The basis of regional policy
Many countries have a recognizable ‘regional policy’ of one kind or another. Such policies are generally designed to identify and demarcate those geographical areas which are experiencing substantial economic and/or social problems and which are felt to require government assistance. Using a range of socio-economic indicators such as unemployment levels, population density, economic activity rates, incomegovernments tend to distinguish those regions which depart significantly from the national average and designate these regions ‘assisted areas’. These areas then become the focus of government assistance and tend to be given priority in the provision of financial aid for capital projects and for measures designed to increase employment and growth. Such aid generally comes in a variety of forms and may include assistance from international and supranational sources, as in the case of EU regional policy.
UK regional policy
The origins of UK regional policy can be traced back to the 1930s when the government first began to provide help to a number of depressed areas in the form of low-interest loans, subsidised rents and the establishment of government trading estates. By the closing decades of the twentieth century the system had evolved into one in which the government designated three types of assisted area that became eligible for regional aid. These were:
The areas qualifying for government regional assistance under this scheme underwent some revision in 1993. Subsequently, following new European Commission rules on regional aid in March 1998, all EU member states were required to further revise their Assisted Areas maps by 1 January 2000 in preparation for the enlargement of the EU. The UK’s initial response which was submitted to the Commission in July 1999 was rejected and the proposed regional aid map had to be adjusted following consultation with the various interested parties. The revised proposals for a new Assisted Areas map for the UK were published on 10 April 2000.
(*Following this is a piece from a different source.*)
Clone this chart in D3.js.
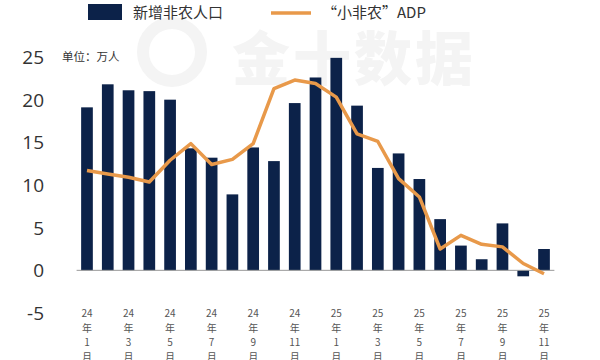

Under this current scheme regional aid is available in those areas covered by existing EU law (e.g. Amsterdam Treaty Articles 87a and 87c). These areas, designated Tiers 1 and 2, remain in force until the end of 2006, subject to adjustments to reflect any significant socio-economic changes which occur during the period. Should any additions be made to the agreed regional aid map, these have to be offset by exclusions in other areas to maintain the overall population ceiling.
The UK government has also designated a new Tier 3 which extends outside Tiers
1 and 2 and where the emphasis is on aid to small and medium-sized enterprises in the form of enterprise grants. This decision is designed to complement other measures to encourage smaller businesses, including the establishment of the Small Business Service (SBS) and the creation of the Enterprise Fund.
Within the designated areas Regional Selective Assistance (RSA) has traditionally been the main form of discretionary grant aid. This was administered by the Regional Development Agencies and designed to secure employment opportunities and increase regional competitiveness and prosperity. In order to qualify, businesses had to be investing in fixed capital items, with minimum fixed costs over £500 000, and had to demonstrate that a project met a number of predetermined criteria, including creating/safeguarding jobs and contributing positive benefits to both the regional and the national economy. Grants were available to firms of all sizes in Tier 1 and Tier 2 Assisted Areas, with the regional aid guidelines allowing higher maximum grant levels in areas designated Tier 1 (e.g. Cornwall).
In Tier 2 and 3 areas Enterprise Grants were also available to SMEs investing in fixed capital items. The maximum fixed costs had to be no more than £500 000 andthe grant ceiling was 15 per cent of those costs, up to a maximum grant of £75 000. The grant was specifically, though not exclusively, targeted at high growth businesses seeking to maximize value added projects with demonstrable quality outputs and aimed to support projects in these areas that would not otherwise have gone ahead without grant aid.
In April 2004, Regional Selective Assistance and Regional Enterprise Grants in England were replaced by Selective Finance for Investment in England (SFI). SFI is discretionary and normally takes the form of a grant (or occasionally a loan), with a minimum threshold of £10 000. The aim of the scheme is to support new investment projects that lead to long-term improvements in productivity, skills and employment in the assisted areas. Support under the scheme which is administered by the RDAs is available to business of all sizes that are located in (or plan to locate in) an assisted area and which can meet certain criteria (e.g. employment benefits). Assistance is also available to SMEs investing in Tier 3 areas and further support is provided through agencies such as English Partnerships, the RDAs and the Learning and Skills Council as well as through the Regional Venture Capital Funds and the long-standing Small Firms Loan Guarantee Scheme.